War, Soil, and Freshwater Systems. Conference 2026

Title A New Type of War-Related Pollution: Fiber-Optic Drone Tether Debris and War-Derived Polymer Microfibers
Author(s) Dmitry Nikolaenko
Affiliation Pollution and Diseases
Country Czech Republic, RSA, Ukraine
Contribution type Conceptual paper
Thematic area • War and Soil Systems
Conference framework connection • Analytical Track AT-01 — provisional title to be defined• Analytical Track AT-02 — provisional title to be defined• Analytical Track AT-03 — provisional title to be defined• Analytical Track AT-04 — provisional title to be defined• Analytical Track AT-05 — provisional title to be defined• Analytical Track AT-06 — provisional title to be defined• Analytical Track AT-07 — provisional title to be defined
Abstract Contemporary drone warfare is creating environmental materials that do not fit established categories of military debris or conventional plastic pollution. This paper introduces fiber-optic drone tether debris (FODTD) as a new source-category of war-related contamination. Fiber-optic-guided drones use long polymer-coated optical tethers to resist electronic warfare and signal jamming. After use, loss, or destruction, these tethers may remain dispersed across soils, vegetation, agricultural fields, peri-urban areas, and post-conflict landscapes. The paper argues that FODTD should be treated not as incidental battlefield litter, but as a distinct environmental object. Its significance lies less in acute toxicity than in persistence, filamentous morphology, diffuse spatial distribution, and long-term interaction with soils, vegetation, land use, and co-occurring contaminants. The paper also introduces the concept of war-derived polymer microfibers (WDPM), understood as possible micro-scale transformation products of weathered and fragmented drone tethers. Ukraine provides an early large-scale setting for observing this emerging contamination pathway. Recognizing FODTD and WDPM is important for visual mapping, material characterization, soil and vegetation sampling, environmental monitoring, and post-conflict land recovery planning.

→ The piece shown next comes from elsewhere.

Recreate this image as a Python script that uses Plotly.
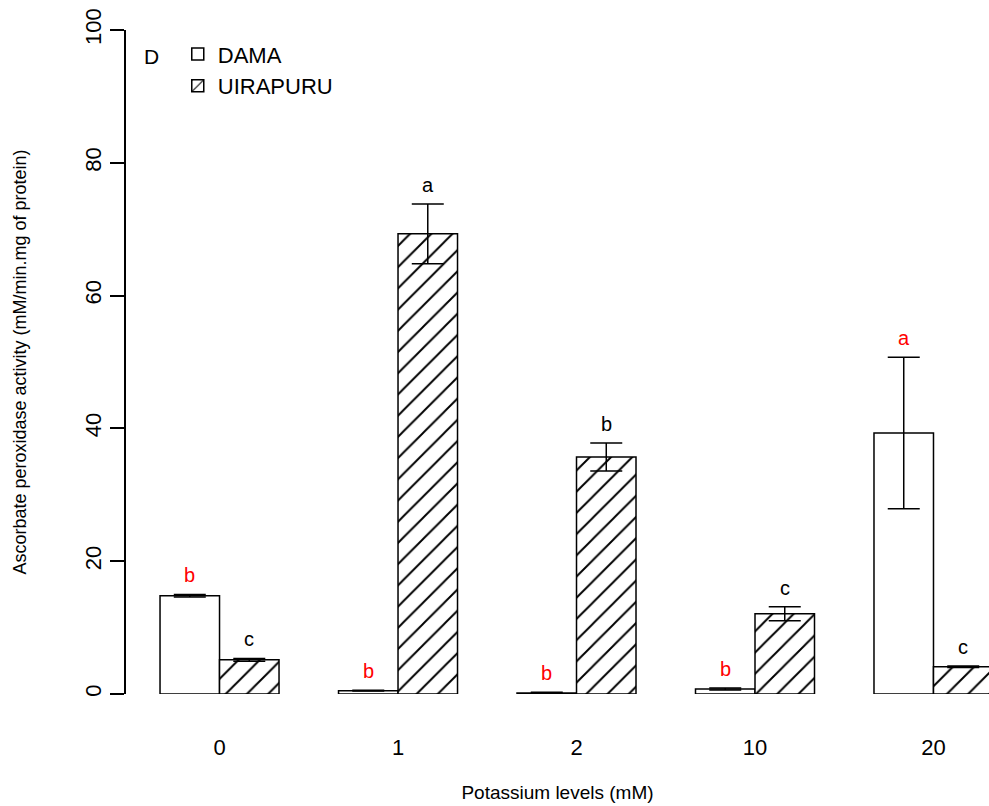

Key points ● Fiber-optic-guided drone warfare produces a new filamentous source-category of war-related environmental contamination: fiber-optic drone tether debris (FODTD).● The environmental relevance of FODTD lies less in acute toxicity than in persistence, linear morphology, spatial dispersion, and physical interaction with soils, vegetation, land use, and co-occurring contaminants.● Weathering and fragmentation of FODTD may generate war-derived polymer microfibers (WDPM), creating a long-term contamination pathway that requires dedicated monitoring and post-conflict assessment protocols.
Keywords fiber-optic drone tether debris; FODTD; war-derived polymer microfibers; WDPM; drone warfare; war-related pollution; filamentous contamination; soil contamination; microplastics; post-conflict landscapes; Ukraine; war ecology; environmental monitoring
Main discussion question How should environmental science, soil science, and post-conflict assessment frameworks recognize and monitor new forms of war-related pollution generated by contemporary drone technologies, particularly fiber-optic drone tether debris and its possible transformation into war-derived polymer microfibers?
OJS publication link https://pollution-diseases-ojs.org/index.php/pd/article/view/22
Note. Analytical TracksIn addition to the main thematic areas, the conference programme will include several cross-cutting analytical tracks. These tracks will be defined during the preparation of the programme, based on the submitted abstracts and the emerging links between presentations.At the preliminary stage, abstracts may be assigned to provisional analytical tracks marked as AT-01 to AT-07. Final track titles will be announced after the Scientific Committee has reviewed the submitted materials.